Sokrates dini inançlarına göre ruhun ölümsüzlüğüne inanıyordu. Onun inancına göre ruh bir bedeni terk edince başka bir bedende varlığına devam edebiliyor önceki bedende öğrendiği bilgiler yeni bedeninde de yer alıyordu. Sadece hatırlaması gerekiyordu. Ve bunu bir köleye geometri sorusu hesaplatarak kendince kanıtlamıştı.

 

Peki bu sav ne kadar doğru?

 

Gerçekten de bir köle geometri sorusunu bilebildi mi?

 

Bilebildiyse bile ne kadar özgür cevaplar verdi?

 

 

Sokrates M.Ö 369-399 yıllarında Atina’da yaşayan bir Antik yunan filozofudur. Bu yazıda geçen köleye geometri sorusunun çözülmesini anlamlandırabilmek, hakkıyla eleştirip düşünebilmek için o döneme kölenin yaşam şartlarına bir göz atalım (tahmin edebileceğimiz kadarıyla).

 

Kölelerin kölelik yapmasının nedeni ekonomik durumlarının olmaması, ailesinden gelen bir meslek olarak görmeleri ya da toplumda oluşan sınıfsal ayrılıkların içerisinde en alt tabakada bulunmalarıdır. Kölelere eğitim verilmez, onların yaşamdaki statüleri efendilerinin isteklerini yerine getirip, onları memnun etmektir.
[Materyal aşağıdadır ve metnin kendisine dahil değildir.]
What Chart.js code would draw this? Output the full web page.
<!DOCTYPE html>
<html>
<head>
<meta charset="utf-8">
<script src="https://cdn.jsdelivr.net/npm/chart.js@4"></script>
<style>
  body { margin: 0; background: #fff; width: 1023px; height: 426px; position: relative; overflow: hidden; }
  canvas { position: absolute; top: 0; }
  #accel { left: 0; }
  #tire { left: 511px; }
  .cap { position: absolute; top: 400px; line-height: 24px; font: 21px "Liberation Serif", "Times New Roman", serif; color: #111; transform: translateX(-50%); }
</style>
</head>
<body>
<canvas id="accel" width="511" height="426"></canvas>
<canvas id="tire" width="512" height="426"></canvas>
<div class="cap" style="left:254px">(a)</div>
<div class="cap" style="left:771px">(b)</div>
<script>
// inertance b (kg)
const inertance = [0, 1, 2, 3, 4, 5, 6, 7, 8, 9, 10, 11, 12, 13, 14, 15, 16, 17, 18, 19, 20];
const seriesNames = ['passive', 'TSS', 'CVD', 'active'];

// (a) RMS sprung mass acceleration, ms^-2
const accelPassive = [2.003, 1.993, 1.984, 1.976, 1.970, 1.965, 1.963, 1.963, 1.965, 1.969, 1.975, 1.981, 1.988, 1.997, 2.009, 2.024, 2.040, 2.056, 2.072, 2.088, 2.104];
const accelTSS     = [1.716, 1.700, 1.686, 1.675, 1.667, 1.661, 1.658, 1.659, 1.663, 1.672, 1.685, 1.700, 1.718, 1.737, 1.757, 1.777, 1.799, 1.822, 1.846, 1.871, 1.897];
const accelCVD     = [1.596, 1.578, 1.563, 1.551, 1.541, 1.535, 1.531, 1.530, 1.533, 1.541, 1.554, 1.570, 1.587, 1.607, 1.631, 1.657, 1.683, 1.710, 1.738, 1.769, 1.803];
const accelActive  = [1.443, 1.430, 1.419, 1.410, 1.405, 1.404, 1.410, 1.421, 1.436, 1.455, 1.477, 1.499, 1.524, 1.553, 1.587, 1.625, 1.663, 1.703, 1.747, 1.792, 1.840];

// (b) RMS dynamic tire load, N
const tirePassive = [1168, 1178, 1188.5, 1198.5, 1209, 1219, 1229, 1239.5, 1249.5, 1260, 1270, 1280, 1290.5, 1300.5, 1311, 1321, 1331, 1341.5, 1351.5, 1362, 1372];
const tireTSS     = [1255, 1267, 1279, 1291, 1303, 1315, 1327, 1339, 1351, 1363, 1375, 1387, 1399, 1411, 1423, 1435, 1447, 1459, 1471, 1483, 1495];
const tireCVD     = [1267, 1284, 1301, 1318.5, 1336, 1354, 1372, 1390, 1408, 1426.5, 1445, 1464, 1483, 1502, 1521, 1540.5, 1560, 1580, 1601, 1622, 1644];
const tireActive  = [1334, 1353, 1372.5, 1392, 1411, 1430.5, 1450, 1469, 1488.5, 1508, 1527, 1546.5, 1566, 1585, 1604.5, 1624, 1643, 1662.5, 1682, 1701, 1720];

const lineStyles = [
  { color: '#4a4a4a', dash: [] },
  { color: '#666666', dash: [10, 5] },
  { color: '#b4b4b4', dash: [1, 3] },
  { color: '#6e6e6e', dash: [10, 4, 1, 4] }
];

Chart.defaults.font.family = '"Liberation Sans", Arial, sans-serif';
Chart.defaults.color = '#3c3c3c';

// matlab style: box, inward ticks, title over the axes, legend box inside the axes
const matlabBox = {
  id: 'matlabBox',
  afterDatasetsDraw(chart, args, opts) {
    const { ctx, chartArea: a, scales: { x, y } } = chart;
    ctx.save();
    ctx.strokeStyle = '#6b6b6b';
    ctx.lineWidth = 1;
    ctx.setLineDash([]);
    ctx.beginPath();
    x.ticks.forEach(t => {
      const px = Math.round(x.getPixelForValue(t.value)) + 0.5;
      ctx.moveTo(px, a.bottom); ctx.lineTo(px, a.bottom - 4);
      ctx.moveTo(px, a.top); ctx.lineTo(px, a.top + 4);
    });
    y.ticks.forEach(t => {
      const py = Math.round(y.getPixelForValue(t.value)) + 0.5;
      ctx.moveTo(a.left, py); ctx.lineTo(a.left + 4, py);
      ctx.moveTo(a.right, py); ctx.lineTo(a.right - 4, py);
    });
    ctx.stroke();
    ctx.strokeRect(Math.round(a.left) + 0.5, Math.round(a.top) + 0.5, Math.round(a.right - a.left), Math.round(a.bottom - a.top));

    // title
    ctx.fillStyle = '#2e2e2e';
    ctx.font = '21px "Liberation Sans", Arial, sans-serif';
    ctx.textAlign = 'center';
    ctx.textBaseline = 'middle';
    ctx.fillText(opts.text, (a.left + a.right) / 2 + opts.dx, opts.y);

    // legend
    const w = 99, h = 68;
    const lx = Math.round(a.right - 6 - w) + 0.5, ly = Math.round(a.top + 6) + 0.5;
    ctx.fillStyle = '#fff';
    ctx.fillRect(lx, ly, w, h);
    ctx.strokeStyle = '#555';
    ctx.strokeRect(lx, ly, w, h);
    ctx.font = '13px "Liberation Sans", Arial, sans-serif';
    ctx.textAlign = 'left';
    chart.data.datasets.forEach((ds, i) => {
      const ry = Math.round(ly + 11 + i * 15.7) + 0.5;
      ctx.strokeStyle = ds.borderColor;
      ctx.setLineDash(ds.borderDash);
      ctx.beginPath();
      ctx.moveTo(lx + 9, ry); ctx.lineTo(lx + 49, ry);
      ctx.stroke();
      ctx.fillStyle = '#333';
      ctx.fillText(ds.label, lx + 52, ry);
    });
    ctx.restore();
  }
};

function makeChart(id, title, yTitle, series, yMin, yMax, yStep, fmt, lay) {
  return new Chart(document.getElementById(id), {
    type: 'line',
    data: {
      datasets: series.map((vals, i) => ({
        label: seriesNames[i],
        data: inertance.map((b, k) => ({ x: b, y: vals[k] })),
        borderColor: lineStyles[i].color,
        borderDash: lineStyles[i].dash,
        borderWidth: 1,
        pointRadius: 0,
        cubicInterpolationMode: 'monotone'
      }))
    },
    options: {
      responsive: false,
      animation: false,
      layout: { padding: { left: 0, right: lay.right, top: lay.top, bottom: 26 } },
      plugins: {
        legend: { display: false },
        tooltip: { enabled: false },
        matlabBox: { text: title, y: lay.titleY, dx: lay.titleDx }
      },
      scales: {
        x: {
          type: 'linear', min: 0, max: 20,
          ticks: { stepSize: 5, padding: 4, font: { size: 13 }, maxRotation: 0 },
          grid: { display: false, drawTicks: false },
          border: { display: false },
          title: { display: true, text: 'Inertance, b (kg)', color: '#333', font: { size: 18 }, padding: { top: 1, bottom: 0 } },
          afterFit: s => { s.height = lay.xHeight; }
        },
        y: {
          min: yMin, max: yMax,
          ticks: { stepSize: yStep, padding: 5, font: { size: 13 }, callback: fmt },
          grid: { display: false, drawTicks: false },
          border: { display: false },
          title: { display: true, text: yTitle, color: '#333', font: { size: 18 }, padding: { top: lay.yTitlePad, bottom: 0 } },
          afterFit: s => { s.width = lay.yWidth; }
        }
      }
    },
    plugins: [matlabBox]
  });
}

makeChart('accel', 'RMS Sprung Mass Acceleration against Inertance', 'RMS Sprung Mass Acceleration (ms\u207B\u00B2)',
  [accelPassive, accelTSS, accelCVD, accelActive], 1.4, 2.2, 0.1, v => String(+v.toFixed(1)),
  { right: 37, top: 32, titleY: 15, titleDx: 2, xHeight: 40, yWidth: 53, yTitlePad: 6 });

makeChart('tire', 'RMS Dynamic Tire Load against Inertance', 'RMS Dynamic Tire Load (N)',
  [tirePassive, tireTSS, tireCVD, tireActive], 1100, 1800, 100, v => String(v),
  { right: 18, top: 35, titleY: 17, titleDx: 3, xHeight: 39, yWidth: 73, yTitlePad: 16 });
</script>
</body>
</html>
Sokrates’in köleye sorduğu sorularda yukarıda gördüğünüz gibi sorunun içerisinde bilgi veriliyor ve kölenin “değil mi”, “öyle mi” sorularına yanıt vermesi bekleniyor. Köle ekonomik durumu olmayan, efendisine bağlı, sosyal statüsü olmayan, aile geçindirmeye daha doğrusu hayatta kalmaya çalışan toplumsal sınıfın en alt tabakasında yaşam mücadelesi veren bir kişi olarak efendisinin istemediği cevabı verebilir mi? Evet Sokrates sorular doğrultusunda geometri sorusunu çözdürüyor fakat köle efendisinin sorduğu “öyle değil mi” soru kökenine “öyle değil” diyebilir mi?

 

Bahsi geçen kişi (köle) ekonomik, barınma, yeme, içme gibi ihtiyaçlarını karşıladığı efendisi ile karşıt görüşe sahip olamaz. Çünkü kölenin özgürlüğü sınırlıdır ve efendisine itaat etmek zorundadır.

 

 Yani Sokrates’in kanıtladığını zannettiği “köleye geometri sorusu çözdürme” durumunda ele alınması gereken sorulan soruların yönelgesiyle bulunan cevap değil de o dönemin sosyal, ekonomik şartları altında yaşayan kölenin durumudur.